What to produce: Your task is to copy the listing exactly, with the pictures left out.

++++ Source material ++++

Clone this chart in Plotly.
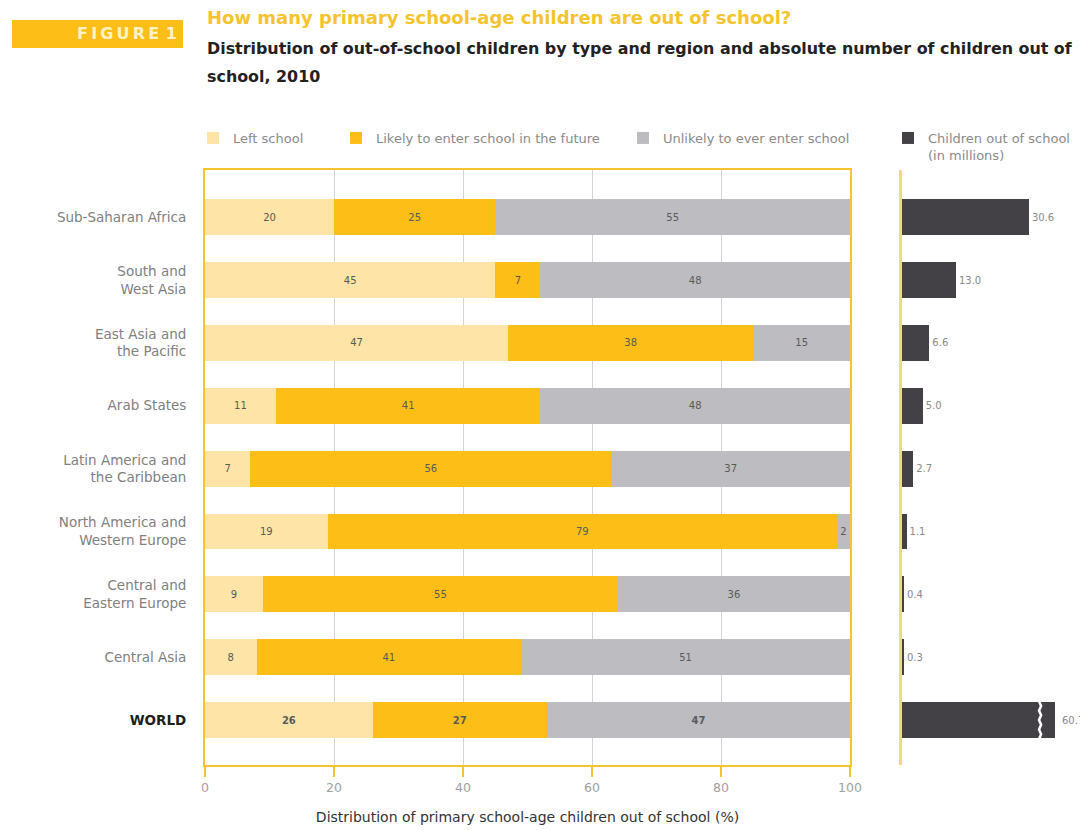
import plotly.graph_objects as go

# ---------------- data ----------------
regions = ["Sub-Saharan Africa", "South and<br>West Asia", "East Asia and<br>the Pacific",
           "Arab States", "Latin America and<br>the Caribbean", "North America and<br>Western Europe",
           "Central and<br>Eastern Europe", "Central Asia",
           "<b><span style='color:#1e1e1e'>WORLD</span></b>"]
left_school = [20, 45, 47, 11, 7, 19, 9, 8, 26]
likely_enter = [25, 7, 38, 41, 56, 79, 55, 41, 27]
unlikely_enter = [55, 48, 15, 48, 37, 2, 36, 51, 47]
out_of_school_millions = [30.6, 13.0, 6.6, 5.0, 2.7, 1.1, 0.4, 0.3, 60.7]
x_ticks = [0, 20, 40, 60, 80, 100]

series_names = ["Left school", "Likely to enter school in the future", "Unlikely to ever enter school"]
abs_name = "Children out of school<br>(in millions)"

# ---------------- style ----------------
FONT = "DejaVu Sans, Arial, sans-serif"
C_LIGHT = "#FEE4A6"
C_GOLD = "#FDBF17"
C_GRAY = "#BDBCC1"
C_DARK = "#434145"
C_FRAME = "#F3C430"
# page body has an 8px margin; figure sized to fit the window exactly
W, H = 1080, 822
OFF = 8


def PX(x):
    return (x - OFF) / W


def PY(y):
    return 1 - (y - OFF) / H


ypos = list(range(len(regions)))
n = len(regions)


def seg_text(vals):
    return [f"<b>{v}</b>" if i == n - 1 else str(v) for i, v in enumerate(vals)]


fig = go.Figure()
legends = ["legend", "legend2", "legend3"]
for vals, name, col, lg in zip([left_school, likely_enter, unlikely_enter], series_names,
                               [C_LIGHT, C_GOLD, C_GRAY], legends):
    fig.add_trace(go.Bar(
        y=ypos, x=vals, orientation="h", name=name, legend=lg,
        marker=dict(color=col, line=dict(width=0)), width=0.57,
        text=seg_text(vals), textposition="inside", insidetextanchor="middle",
        textangle=0, constraintext="none",
        textfont=dict(family=FONT, size=10, color="#5a5a5a"),
        xaxis="x", yaxis="y", hoverinfo="x+name",
    ))

abs_text = [f"{v:.1f}" for v in out_of_school_millions[:-1]] + [""]
fig.add_trace(go.Bar(
    y=ypos, x=out_of_school_millions, orientation="h", name=abs_name, legend="legend4",
    marker=dict(color=C_DARK, line=dict(width=0)), width=0.57,
    text=abs_text, textposition="outside", textangle=0, constraintext="none",
    textfont=dict(family=FONT, size=10, color="#8a8a8a"),
    xaxis="x2", yaxis="y2", cliponaxis=True,
))

X2_MAX = 36.9
BREAK_X = 33.3
# axis-break zigzag on the world bar
zz_y, zz_x = [], []
steps = 8
for k in range(steps + 1):
    zz_y.append(n - 1 - 0.3 + 0.6 * k / steps)
    zz_x.append(BREAK_X + (0.25 if k % 2 else -0.25))
fig.add_trace(go.Scatter(x=zz_x, y=zz_y, mode="lines", line=dict(color="white", width=2.5),
                         xaxis="x2", yaxis="y2", showlegend=False, hoverinfo="skip"))

YR = [n - 1 + 0.715, -0.75]
fig.update_layout(
    width=W, height=H, margin=dict(l=0, r=0, t=0, b=0, autoexpand=False),
    paper_bgcolor="white", plot_bgcolor="white",
    barmode="stack",
    font=dict(family=FONT, color="#777"),
    xaxis=dict(domain=[PX(205), PX(850)], range=[0, 100], tickvals=x_ticks,
               showgrid=True, gridcolor="#D3D3DA", gridwidth=1,
               showline=True, linecolor=C_FRAME, linewidth=2, mirror=True,
               ticks="outside", ticklen=10, tickcolor=C_FRAME, tickwidth=2,
               tickfont=dict(size=12.5, color="#a0a0a0"), zeroline=False,
               title=dict(text="Distribution of primary school-age children out of school (%)",
                          font=dict(size=14, color="#333"), standoff=18)),
    yaxis=dict(domain=[PY(765), PY(170)], range=YR, tickvals=ypos, ticktext=regions,
               showline=True, linecolor=C_FRAME, linewidth=2, mirror=True,
               ticks="", showgrid=False, zeroline=False, ticklabelstandoff=14,
               tickfont=dict(size=13.5, color="#808080")),
    xaxis2=dict(domain=[PX(902), PX(1055)], range=[0, X2_MAX], anchor="y2",
                showgrid=False, showticklabels=False, zeroline=False, showline=False),
    yaxis2=dict(domain=[PY(765), PY(170)], range=YR, anchor="x2",
                showticklabels=False, showgrid=False, zeroline=False,
                showline=True, linecolor="#F7D77A", linewidth=3),
    showlegend=True,
)

leg_common = dict(orientation="h", xanchor="left", bgcolor="rgba(0,0,0,0)",
                  font=dict(family=FONT, size=13, color="#8a8a8a"), itemwidth=30, borderwidth=0)
fig.update_layout(
    legend=dict(x=PX(193), y=PY(138), yanchor="middle", **leg_common),
    legend2=dict(x=PX(336), y=PY(138), yanchor="middle", **leg_common),
    legend3=dict(x=PX(623), y=PY(138), yanchor="middle", **leg_common),
    legend4=dict(x=PX(888), y=PY(123), yanchor="top", valign="top", **leg_common),
)

# world value label beyond break
fig.add_annotation(x=X2_MAX, y=n - 1, xref="x2", yref="y2", xanchor="left", xshift=5,
                   text=f"{out_of_school_millions[-1]:.1f}", showarrow=False,
                   font=dict(family=FONT, size=10, color="#8a8a8a"))

# header
fig.add_shape(type="rect", xref="paper", yref="paper", x0=PX(12), x1=PX(183),
              y0=PY(48), y1=PY(20), fillcolor=C_GOLD, line=dict(width=0), layer="below")
fig.add_annotation(x=PX(179), y=PY(34), xref="paper", yref="paper", xanchor="right",
                   yanchor="middle", text="<b>" + "\u2009".join("FIGURE") + "\u2009\u20091</b>",
                   showarrow=False, font=dict(family=FONT, size=16, color="#FFF3C6"))
fig.add_annotation(x=PX(205), y=PY(18), xref="paper", yref="paper", xanchor="left",
                   yanchor="middle",
                   text="<b>How many primary school-age children are out of school?</b>",
                   showarrow=False, font=dict(family=FONT, size=18, color="#F5C42C"))
fig.add_annotation(x=PX(205), y=PY(48), xref="paper", yref="paper", xanchor="left",
                   yanchor="middle",
                   text="<b>Distribution of out-of-school children by type and region and absolute number of children out of</b>",
                   showarrow=False, font=dict(family=FONT, size=15.9, color="#222"))
fig.add_annotation(x=PX(205), y=PY(77), xref="paper", yref="paper", xanchor="left",
                   yanchor="middle", text="<b>school, 2010</b>",
                   showarrow=False, font=dict(family=FONT, size=15.9, color="#222"))

fig.write_html("out.html")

++++

Result below:
Clone this chart in Plotly.
import plotly.graph_objects as go

# ---------------- data ----------------
regions = ["Sub-Saharan Africa", "South and<br>West Asia", "East Asia and<br>the Pacific",
           "Arab States", "Latin America and<br>the Caribbean", "North America and<br>Western Europe",
           "Central and<br>Eastern Europe", "Central Asia",
           "<b><span style='color:#1e1e1e'>WORLD</span></b>"]
left_school = [20, 45, 47, 11, 7, 19, 9, 8, 26]
likely_enter = [25, 7, 38, 41, 56, 79, 55, 41, 27]
unlikely_enter = [55, 48, 15, 48, 37, 2, 36, 51, 47]
out_of_school_millions = [30.6, 13.0, 6.6, 5.0, 2.7, 1.1, 0.4, 0.3, 60.7]
x_ticks = [0, 20, 40, 60, 80, 100]

series_names = ["Left school", "Likely to enter school in the future", "Unlikely to ever enter school"]
abs_name = "Children out of school<br>(in millions)"

# ---------------- style ----------------
FONT = "DejaVu Sans, Arial, sans-serif"
C_LIGHT = "#FEE4A6"
C_GOLD = "#FDBF17"
C_GRAY = "#BDBCC1"
C_DARK = "#434145"
C_FRAME = "#F3C430"
# page body has an 8px margin; figure sized to fit the window exactly
W, H = 1080, 822
OFF = 8


def PX(x):
    return (x - OFF) / W


def PY(y):
    return 1 - (y - OFF) / H


ypos = list(range(len(regions)))
n = len(regions)


def seg_text(vals):
    return [f"<b>{v}</b>" if i == n - 1 else str(v) for i, v in enumerate(vals)]


fig = go.Figure()
legends = ["legend", "legend2", "legend3"]
for vals, name, col, lg in zip([left_school, likely_enter, unlikely_enter], series_names,
                               [C_LIGHT, C_GOLD, C_GRAY], legends):
    fig.add_trace(go.Bar(
        y=ypos, x=vals, orientation="h", name=name, legend=lg,
        marker=dict(color=col, line=dict(width=0)), width=0.57,
        text=seg_text(vals), textposition="inside", insidetextanchor="middle",
        textangle=0, constraintext="none",
        textfont=dict(family=FONT, size=10, color="#5a5a5a"),
        xaxis="x", yaxis="y", hoverinfo="x+name",
    ))

abs_text = [f"{v:.1f}" for v in out_of_school_millions[:-1]] + [""]
fig.add_trace(go.Bar(
    y=ypos, x=out_of_school_millions, orientation="h", name=abs_name, legend="legend4",
    marker=dict(color=C_DARK, line=dict(width=0)), width=0.57,
    text=abs_text, textposition="outside", textangle=0, constraintext="none",
    textfont=dict(family=FONT, size=10, color="#8a8a8a"),
    xaxis="x2", yaxis="y2", cliponaxis=True,
))

X2_MAX = 36.9
BREAK_X = 33.3
# axis-break zigzag on the world bar
zz_y, zz_x = [], []
steps = 8
for k in range(steps + 1):
    zz_y.append(n - 1 - 0.3 + 0.6 * k / steps)
    zz_x.append(BREAK_X + (0.25 if k % 2 else -0.25))
fig.add_trace(go.Scatter(x=zz_x, y=zz_y, mode="lines", line=dict(color="white", width=2.5),
                         xaxis="x2", yaxis="y2", showlegend=False, hoverinfo="skip"))

YR = [n - 1 + 0.715, -0.75]
fig.update_layout(
    width=W, height=H, margin=dict(l=0, r=0, t=0, b=0, autoexpand=False),
    paper_bgcolor="white", plot_bgcolor="white",
    barmode="stack",
    font=dict(family=FONT, color="#777"),
    xaxis=dict(domain=[PX(205), PX(850)], range=[0, 100], tickvals=x_ticks,
               showgrid=True, gridcolor="#D3D3DA", gridwidth=1,
               showline=True, linecolor=C_FRAME, linewidth=2, mirror=True,
               ticks="outside", ticklen=10, tickcolor=C_FRAME, tickwidth=2,
               tickfont=dict(size=12.5, color="#a0a0a0"), zeroline=False,
               title=dict(text="Distribution of primary school-age children out of school (%)",
                          font=dict(size=14, color="#333"), standoff=18)),
    yaxis=dict(domain=[PY(765), PY(170)], range=YR, tickvals=ypos, ticktext=regions,
               showline=True, linecolor=C_FRAME, linewidth=2, mirror=True,
               ticks="", showgrid=False, zeroline=False, ticklabelstandoff=14,
               tickfont=dict(size=13.5, color="#808080")),
    xaxis2=dict(domain=[PX(902), PX(1055)], range=[0, X2_MAX], anchor="y2",
                showgrid=False, showticklabels=False, zeroline=False, showline=False),
    yaxis2=dict(domain=[PY(765), PY(170)], range=YR, anchor="x2",
                showticklabels=False, showgrid=False, zeroline=False,
                showline=True, linecolor="#F7D77A", linewidth=3),
    showlegend=True,
)

leg_common = dict(orientation="h", xanchor="left", bgcolor="rgba(0,0,0,0)",
                  font=dict(family=FONT, size=13, color="#8a8a8a"), itemwidth=30, borderwidth=0)
fig.update_layout(
    legend=dict(x=PX(193), y=PY(138), yanchor="middle", **leg_common),
    legend2=dict(x=PX(336), y=PY(138), yanchor="middle", **leg_common),
    legend3=dict(x=PX(623), y=PY(138), yanchor="middle", **leg_common),
    legend4=dict(x=PX(888), y=PY(123), yanchor="top", valign="top", **leg_common),
)

# world value label beyond break
fig.add_annotation(x=X2_MAX, y=n - 1, xref="x2", yref="y2", xanchor="left", xshift=5,
                   text=f"{out_of_school_millions[-1]:.1f}", showarrow=False,
                   font=dict(family=FONT, size=10, color="#8a8a8a"))

# header
fig.add_shape(type="rect", xref="paper", yref="paper", x0=PX(12), x1=PX(183),
              y0=PY(48), y1=PY(20), fillcolor=C_GOLD, line=dict(width=0), layer="below")
fig.add_annotation(x=PX(179), y=PY(34), xref="paper", yref="paper", xanchor="right",
                   yanchor="middle", text="<b>" + "\u2009".join("FIGURE") + "\u2009\u20091</b>",
                   showarrow=False, font=dict(family=FONT, size=16, color="#FFF3C6"))
fig.add_annotation(x=PX(205), y=PY(18), xref="paper", yref="paper", xanchor="left",
                   yanchor="middle",
                   text="<b>How many primary school-age children are out of school?</b>",
                   showarrow=False, font=dict(family=FONT, size=18, color="#F5C42C"))
fig.add_annotation(x=PX(205), y=PY(48), xref="paper", yref="paper", xanchor="left",
                   yanchor="middle",
                   text="<b>Distribution of out-of-school children by type and region and absolute number of children out of</b>",
                   showarrow=False, font=dict(family=FONT, size=15.9, color="#222"))
fig.add_annotation(x=PX(205), y=PY(77), xref="paper", yref="paper", xanchor="left",
                   yanchor="middle", text="<b>school, 2010</b>",
                   showarrow=False, font=dict(family=FONT, size=15.9, color="#222"))

fig.write_html("out.html")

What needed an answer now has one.